I've been in such a strange season of life recently. I'm getting older and life is changing rapidly right before my eyes. Friends are scattered and in different phases of life. Work is more of a duty than a source of passion and fulfillment. Being a wife and a mother is on the forefront of my mind most hours of most days. I can feel myself slipping away from my old life while this new phase takes over. In so many ways, this is such a joyful and meaningful time. I am so very happy in many aspects of my life, but on the flip side, this season of life is very challenging and sometimes lonely. Friendships are changing, my purpose is evolving, and the sense of community that I once felt seems to be fleeting.

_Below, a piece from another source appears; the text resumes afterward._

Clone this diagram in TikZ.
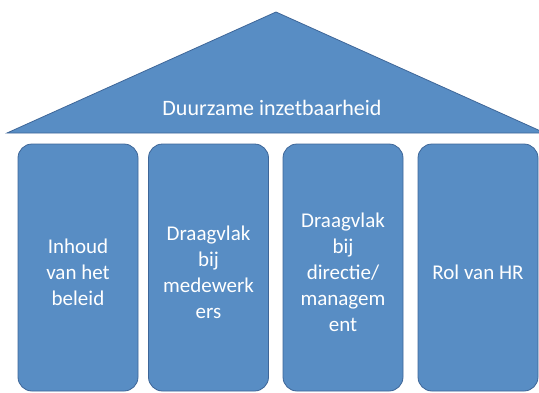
\documentclass[tikz,border=0pt]{standalone}
\usepackage{fontspec}
\setmainfont{Carlito}
\usetikzlibrary{positioning}
\definecolor{pillarblue}{RGB}{88,141,196}
\definecolor{pillaredge}{RGB}{62,102,152}

\begin{document}
\begin{tikzpicture}[x=1pt,y=-1pt,
		pillar/.style={draw=pillaredge, fill=pillarblue, line width=0.8pt, rounded corners=14pt,
			minimum width=120pt, minimum height=247pt, inner sep=0pt},
		pillartext/.style={text=white, align=center, font=\fontsize{21}{26}\selectfont, yshift=-5pt},
		roof/.style={draw=pillaredge, fill=pillarblue, line width=0.8pt, line join=miter}]
			\useasboundingbox (0,0) rectangle (539,392);

			% roof
			\coordinate (RL) at (7,133);
			\coordinate (RT) at (276,12);
			\coordinate (RR) at (545,133);
			\path[roof] (RL) -- (RT) -- (RR) -- cycle;
			\node[text=white, font=\fontsize{22}{26}\selectfont] (title) at (272,108) {Duurzame inzetbaarheid};

			% pillars
			\node[pillar, label={[pillartext]center:Inhoud\\van het\\beleid}] (P1) at (78,267.5) {};
			\node[pillar, label={[pillartext]center:Draagvlak\\bij\\medewerk\\ers}] (P2) at (208.5,267.5) {};
			\node[pillar, label={[pillartext]center:Draagvlak\\bij\\directie/\\managem\\ent}] (P3) at (343,267.5) {};
			\node[pillar, label={[pillartext]center:Rol van HR}] (P4) at (478,267.5) {};
		\end{tikzpicture}
\end{document}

It's easy to feel a little lost in all the changes. That question of "Who am I?" keeps coming back in my mind as I feel like I am almost redefining myself through this season of life. Some days feel a lot like going through the fire to hopefully come out better on the other side. It's such a confusing time.

I've gone to God many times at this point and just asked "why"? Why am I going through this season and why do I feel so alone in it sometimes? Why do things have to change and why haven't You provided me with the solution to how I'm feeling? Why does life give us seasons that are so paradoxical and inconsistent? I kept asking these questions and looking for the lesson that God was trying to teach me through all of this. I kept wanting the pain to be quick and the healing to show itself instantly. I kept waiting on the "Great Provider" to give me what I was longing for. I figured, I'll just have faith and He will come through. God will get me out of this "pit" and give me a magical rope to pull myself out. He is going to change my situation, just you wait.

As time went on, I felt worn down from the struggles I was facing and felt like things weren't changing at all. I had waited and waited, made every effort I could, and things were still the same. What the heck, God? What are you doing here? It's taken me a while to see it, but I feel like God is teaching me a huge lesson through this season. And it doesn't have a fairy tale ending...at least not yet. This story involves things staying the same and me being the one to (begrudgingly) change. I'm striving to be content in this season even though things aren't exactly how I wish they were. I'm reminded to be thankful for all the things I do have and all the things that are going as I hoped. Sometimes no matter how much we wish, there isn't always a quick and easy fix to our trials and tribulations. Sometimes the answer is just learning to lean more and more into God and find your comfort and strength in the one thing that will never change. I don't know how this story ends yet, but I continue to have faith. And I urge you to do the same. When "happily ever after" hasn't come yet....that's when you keep going, keep believing, keep trusting. But you can also let yourself be disappointed. Let yourself ask the hard questions. Not every season of life has a picture perfect ending. Sometimes the struggle continues and that's okay. I'm learning to accept that and I hope you do too.